■ **What you are asked to do**
Leave out all pictures and give back precisely the lines from the line with "Rebuild this diagram" to the line with "(q3) at (45,21)", including those two lines.

....

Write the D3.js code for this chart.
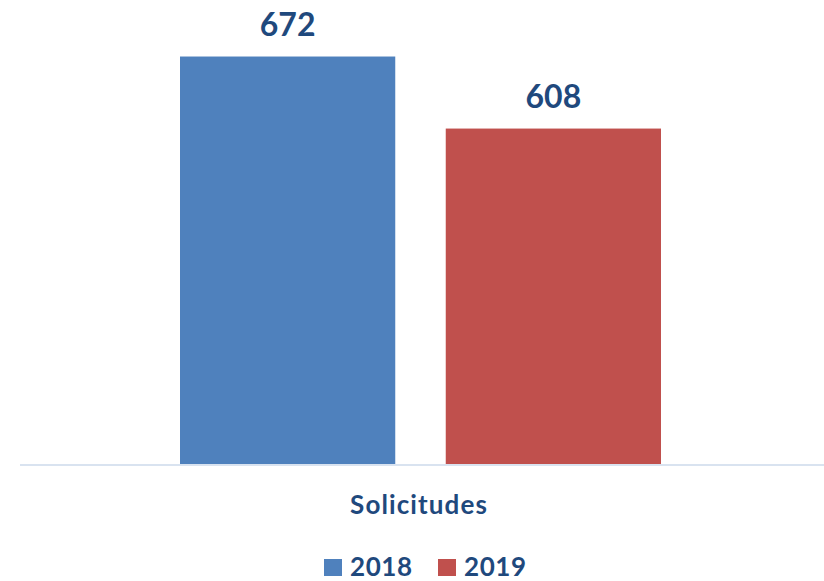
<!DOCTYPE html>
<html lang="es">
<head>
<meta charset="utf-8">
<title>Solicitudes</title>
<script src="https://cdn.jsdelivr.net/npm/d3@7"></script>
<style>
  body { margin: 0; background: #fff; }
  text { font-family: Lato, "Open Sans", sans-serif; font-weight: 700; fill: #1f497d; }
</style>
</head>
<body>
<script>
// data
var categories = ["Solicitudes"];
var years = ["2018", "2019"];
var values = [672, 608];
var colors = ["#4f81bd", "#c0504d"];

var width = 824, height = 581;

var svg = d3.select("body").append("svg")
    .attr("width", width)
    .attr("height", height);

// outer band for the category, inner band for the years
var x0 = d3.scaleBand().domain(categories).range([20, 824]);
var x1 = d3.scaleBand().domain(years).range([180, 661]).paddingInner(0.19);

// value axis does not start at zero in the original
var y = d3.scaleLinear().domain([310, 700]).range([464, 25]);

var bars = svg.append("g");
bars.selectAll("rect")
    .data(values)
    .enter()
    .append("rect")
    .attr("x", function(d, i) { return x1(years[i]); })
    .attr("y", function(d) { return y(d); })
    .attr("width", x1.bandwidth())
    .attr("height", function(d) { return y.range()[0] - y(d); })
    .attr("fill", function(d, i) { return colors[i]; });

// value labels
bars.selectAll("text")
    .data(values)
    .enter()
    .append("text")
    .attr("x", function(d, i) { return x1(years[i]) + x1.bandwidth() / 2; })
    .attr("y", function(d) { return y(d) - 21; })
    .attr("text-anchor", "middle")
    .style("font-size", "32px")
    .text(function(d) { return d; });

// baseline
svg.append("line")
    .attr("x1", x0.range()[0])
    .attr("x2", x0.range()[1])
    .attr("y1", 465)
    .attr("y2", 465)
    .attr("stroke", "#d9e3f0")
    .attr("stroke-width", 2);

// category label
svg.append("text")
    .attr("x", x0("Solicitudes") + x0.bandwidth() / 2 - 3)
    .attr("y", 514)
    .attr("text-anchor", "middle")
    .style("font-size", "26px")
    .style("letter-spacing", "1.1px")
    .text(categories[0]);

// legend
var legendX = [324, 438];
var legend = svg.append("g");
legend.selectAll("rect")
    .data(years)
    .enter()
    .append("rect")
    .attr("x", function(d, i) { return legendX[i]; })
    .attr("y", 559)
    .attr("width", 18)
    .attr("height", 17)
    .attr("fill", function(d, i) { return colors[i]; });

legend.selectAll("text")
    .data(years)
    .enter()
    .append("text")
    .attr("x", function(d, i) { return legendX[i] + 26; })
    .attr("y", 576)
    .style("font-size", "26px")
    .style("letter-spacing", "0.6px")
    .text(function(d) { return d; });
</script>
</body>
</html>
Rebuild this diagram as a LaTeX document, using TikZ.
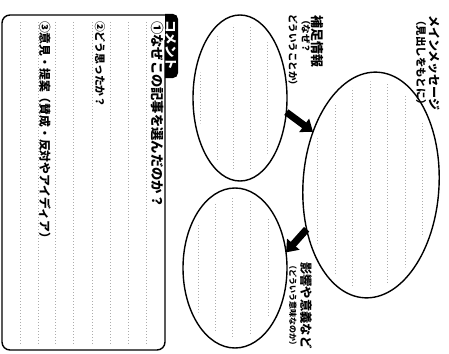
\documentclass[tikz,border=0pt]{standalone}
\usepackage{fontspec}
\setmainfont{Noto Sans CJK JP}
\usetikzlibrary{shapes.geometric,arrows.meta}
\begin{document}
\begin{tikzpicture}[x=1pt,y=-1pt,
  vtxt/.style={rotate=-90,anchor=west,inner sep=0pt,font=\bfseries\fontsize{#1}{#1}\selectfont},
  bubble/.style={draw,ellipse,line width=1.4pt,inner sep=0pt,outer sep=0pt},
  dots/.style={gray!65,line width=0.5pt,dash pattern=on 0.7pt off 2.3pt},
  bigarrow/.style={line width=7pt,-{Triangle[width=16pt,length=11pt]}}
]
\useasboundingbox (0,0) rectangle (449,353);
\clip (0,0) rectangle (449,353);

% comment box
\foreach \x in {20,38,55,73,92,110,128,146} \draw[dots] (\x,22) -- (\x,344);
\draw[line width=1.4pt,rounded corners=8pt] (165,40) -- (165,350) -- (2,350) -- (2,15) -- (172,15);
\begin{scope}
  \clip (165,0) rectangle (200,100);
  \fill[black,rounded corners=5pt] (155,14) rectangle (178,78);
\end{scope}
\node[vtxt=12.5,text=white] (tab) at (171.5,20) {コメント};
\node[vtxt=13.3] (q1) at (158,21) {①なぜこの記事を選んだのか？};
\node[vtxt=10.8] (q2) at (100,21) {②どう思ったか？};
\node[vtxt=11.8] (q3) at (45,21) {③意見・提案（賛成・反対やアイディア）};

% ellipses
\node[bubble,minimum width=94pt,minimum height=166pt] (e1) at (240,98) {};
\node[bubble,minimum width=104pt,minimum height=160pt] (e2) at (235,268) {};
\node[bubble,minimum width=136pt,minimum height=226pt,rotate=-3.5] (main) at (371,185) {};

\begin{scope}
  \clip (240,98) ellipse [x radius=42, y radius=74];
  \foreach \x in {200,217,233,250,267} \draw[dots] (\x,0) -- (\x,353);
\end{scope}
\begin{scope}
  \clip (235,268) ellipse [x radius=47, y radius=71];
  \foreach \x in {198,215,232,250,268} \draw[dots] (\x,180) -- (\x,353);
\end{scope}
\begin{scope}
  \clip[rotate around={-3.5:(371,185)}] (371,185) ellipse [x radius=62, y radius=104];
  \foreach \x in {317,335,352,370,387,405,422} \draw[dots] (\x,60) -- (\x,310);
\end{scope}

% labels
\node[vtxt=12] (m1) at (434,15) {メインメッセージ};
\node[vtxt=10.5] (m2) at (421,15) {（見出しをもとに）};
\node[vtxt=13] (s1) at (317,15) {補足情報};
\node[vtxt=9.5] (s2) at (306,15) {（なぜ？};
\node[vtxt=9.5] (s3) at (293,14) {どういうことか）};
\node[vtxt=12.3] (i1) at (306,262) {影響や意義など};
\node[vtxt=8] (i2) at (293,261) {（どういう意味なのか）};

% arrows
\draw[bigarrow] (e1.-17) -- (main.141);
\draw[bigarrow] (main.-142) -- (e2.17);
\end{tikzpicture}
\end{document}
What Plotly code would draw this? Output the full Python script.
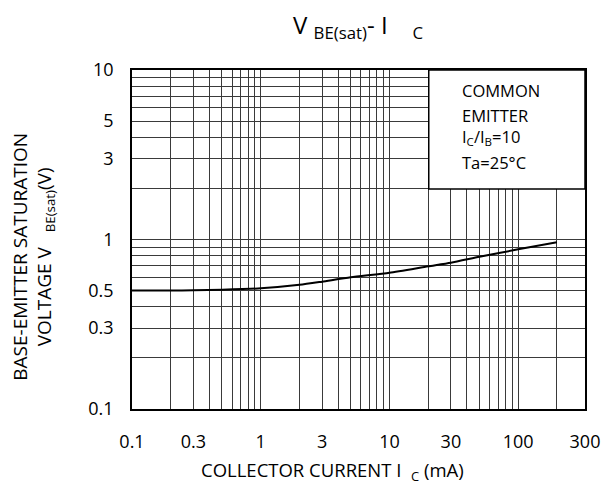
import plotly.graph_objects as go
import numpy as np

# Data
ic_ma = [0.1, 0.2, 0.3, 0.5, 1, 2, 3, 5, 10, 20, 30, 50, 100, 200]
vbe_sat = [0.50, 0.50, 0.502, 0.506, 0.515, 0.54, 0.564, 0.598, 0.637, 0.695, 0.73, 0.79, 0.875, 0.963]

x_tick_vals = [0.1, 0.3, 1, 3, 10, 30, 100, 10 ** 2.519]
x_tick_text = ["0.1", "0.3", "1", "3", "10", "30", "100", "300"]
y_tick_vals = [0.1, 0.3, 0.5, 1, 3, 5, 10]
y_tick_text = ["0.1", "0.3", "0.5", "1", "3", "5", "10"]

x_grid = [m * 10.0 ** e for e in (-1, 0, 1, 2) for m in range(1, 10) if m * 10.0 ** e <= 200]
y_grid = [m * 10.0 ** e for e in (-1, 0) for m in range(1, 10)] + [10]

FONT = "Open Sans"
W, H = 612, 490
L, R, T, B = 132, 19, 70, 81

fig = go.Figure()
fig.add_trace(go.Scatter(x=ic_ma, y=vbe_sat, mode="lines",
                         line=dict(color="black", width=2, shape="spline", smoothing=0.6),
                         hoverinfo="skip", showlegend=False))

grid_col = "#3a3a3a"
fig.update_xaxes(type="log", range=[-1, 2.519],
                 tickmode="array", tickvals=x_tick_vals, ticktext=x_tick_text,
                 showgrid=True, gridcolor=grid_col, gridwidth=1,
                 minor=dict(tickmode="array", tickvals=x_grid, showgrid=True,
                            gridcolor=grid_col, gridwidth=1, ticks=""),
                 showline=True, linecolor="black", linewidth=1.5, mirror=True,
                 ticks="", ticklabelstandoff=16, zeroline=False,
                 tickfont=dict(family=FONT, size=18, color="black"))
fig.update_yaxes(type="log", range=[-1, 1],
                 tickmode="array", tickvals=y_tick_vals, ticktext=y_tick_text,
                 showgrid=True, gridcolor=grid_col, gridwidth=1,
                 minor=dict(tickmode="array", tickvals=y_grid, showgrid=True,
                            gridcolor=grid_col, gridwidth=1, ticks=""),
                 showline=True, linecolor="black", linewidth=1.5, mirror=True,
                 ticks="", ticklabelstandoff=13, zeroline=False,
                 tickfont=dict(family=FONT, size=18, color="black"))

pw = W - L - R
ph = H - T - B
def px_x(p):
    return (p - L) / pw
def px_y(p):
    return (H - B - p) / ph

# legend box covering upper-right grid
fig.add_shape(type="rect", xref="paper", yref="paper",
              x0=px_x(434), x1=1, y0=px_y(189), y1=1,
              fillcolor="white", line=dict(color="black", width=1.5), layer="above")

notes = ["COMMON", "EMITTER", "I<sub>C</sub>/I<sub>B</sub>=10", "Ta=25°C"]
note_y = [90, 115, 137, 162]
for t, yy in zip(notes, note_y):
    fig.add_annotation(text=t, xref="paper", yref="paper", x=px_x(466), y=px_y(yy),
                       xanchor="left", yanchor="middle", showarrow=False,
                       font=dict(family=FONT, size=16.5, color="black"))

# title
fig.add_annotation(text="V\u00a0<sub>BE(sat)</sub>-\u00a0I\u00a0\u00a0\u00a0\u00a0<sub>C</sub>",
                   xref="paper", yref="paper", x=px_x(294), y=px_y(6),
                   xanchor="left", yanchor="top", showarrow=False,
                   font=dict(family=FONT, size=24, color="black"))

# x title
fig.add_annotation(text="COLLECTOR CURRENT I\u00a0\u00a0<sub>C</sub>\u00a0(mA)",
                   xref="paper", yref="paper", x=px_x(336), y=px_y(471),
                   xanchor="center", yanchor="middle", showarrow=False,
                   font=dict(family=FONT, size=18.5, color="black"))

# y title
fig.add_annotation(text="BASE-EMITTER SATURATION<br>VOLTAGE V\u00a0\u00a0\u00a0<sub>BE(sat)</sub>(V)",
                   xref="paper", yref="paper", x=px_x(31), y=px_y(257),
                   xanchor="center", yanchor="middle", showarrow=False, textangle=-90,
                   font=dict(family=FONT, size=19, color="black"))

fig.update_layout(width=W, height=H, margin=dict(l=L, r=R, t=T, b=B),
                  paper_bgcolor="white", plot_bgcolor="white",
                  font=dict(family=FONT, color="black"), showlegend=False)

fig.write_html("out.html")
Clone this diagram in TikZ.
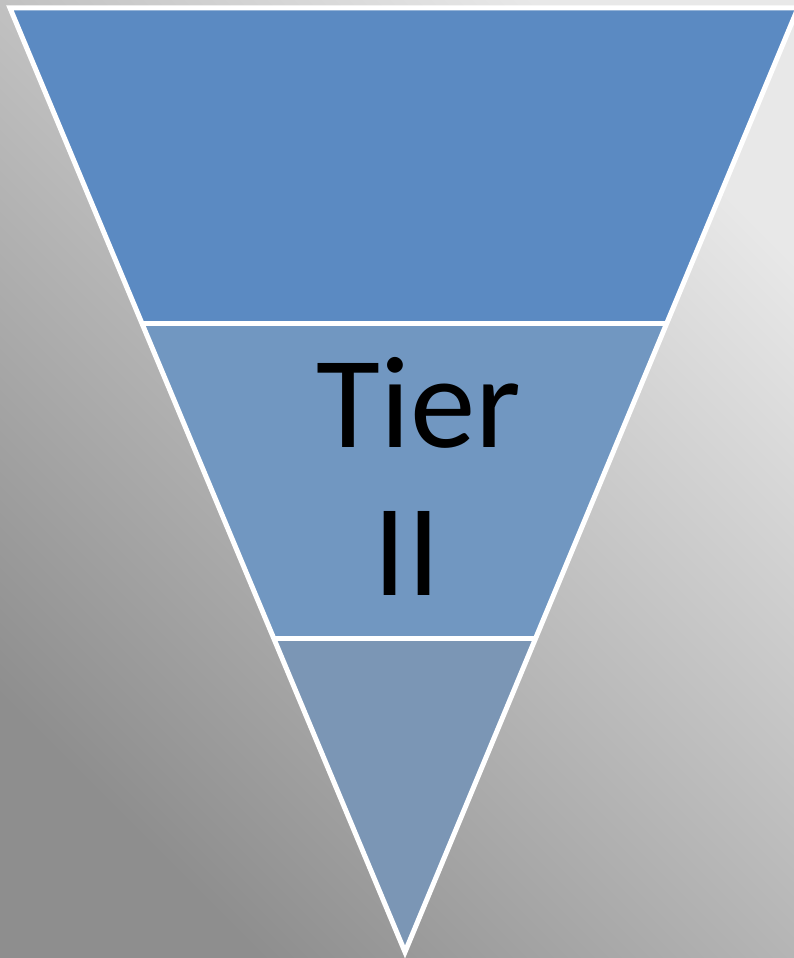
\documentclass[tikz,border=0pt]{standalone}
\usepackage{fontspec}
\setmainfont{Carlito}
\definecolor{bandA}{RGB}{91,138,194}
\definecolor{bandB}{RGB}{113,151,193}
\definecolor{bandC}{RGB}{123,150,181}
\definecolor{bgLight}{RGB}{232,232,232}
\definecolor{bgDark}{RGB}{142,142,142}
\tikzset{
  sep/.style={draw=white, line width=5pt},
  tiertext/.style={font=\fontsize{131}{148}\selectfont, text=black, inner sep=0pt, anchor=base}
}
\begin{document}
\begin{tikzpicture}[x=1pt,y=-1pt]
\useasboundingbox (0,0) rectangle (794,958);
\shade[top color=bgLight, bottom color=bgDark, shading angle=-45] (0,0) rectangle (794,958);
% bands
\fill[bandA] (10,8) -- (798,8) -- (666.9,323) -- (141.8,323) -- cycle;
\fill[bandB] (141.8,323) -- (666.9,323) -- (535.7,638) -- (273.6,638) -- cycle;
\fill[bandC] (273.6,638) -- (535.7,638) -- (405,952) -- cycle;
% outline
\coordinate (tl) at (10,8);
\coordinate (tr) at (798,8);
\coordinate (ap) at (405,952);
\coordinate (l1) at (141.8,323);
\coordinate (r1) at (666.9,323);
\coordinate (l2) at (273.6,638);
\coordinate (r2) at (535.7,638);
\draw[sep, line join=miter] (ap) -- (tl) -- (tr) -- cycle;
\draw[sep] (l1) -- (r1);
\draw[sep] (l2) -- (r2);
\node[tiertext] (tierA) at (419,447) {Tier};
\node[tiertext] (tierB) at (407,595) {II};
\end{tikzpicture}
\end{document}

....

■ **Complete answer**
Rebuild this diagram as a LaTeX document, using TikZ.
\documentclass[tikz,border=0pt]{standalone}
\usepackage{fontspec}
\setmainfont{Noto Sans CJK JP}
\usetikzlibrary{shapes.geometric,arrows.meta}
\begin{document}
\begin{tikzpicture}[x=1pt,y=-1pt,
  vtxt/.style={rotate=-90,anchor=west,inner sep=0pt,font=\bfseries\fontsize{#1}{#1}\selectfont},
  bubble/.style={draw,ellipse,line width=1.4pt,inner sep=0pt,outer sep=0pt},
  dots/.style={gray!65,line width=0.5pt,dash pattern=on 0.7pt off 2.3pt},
  bigarrow/.style={line width=7pt,-{Triangle[width=16pt,length=11pt]}}
]
\useasboundingbox (0,0) rectangle (449,353);
\clip (0,0) rectangle (449,353);

% comment box
\foreach \x in {20,38,55,73,92,110,128,146} \draw[dots] (\x,22) -- (\x,344);
\draw[line width=1.4pt,rounded corners=8pt] (165,40) -- (165,350) -- (2,350) -- (2,15) -- (172,15);
\begin{scope}
  \clip (165,0) rectangle (200,100);
  \fill[black,rounded corners=5pt] (155,14) rectangle (178,78);
\end{scope}
\node[vtxt=12.5,text=white] (tab) at (171.5,20) {コメント};
\node[vtxt=13.3] (q1) at (158,21) {①なぜこの記事を選んだのか？};
\node[vtxt=10.8] (q2) at (100,21) {②どう思ったか？};
\node[vtxt=11.8] (q3) at (45,21) {③意見・提案（賛成・反対やアイディア）};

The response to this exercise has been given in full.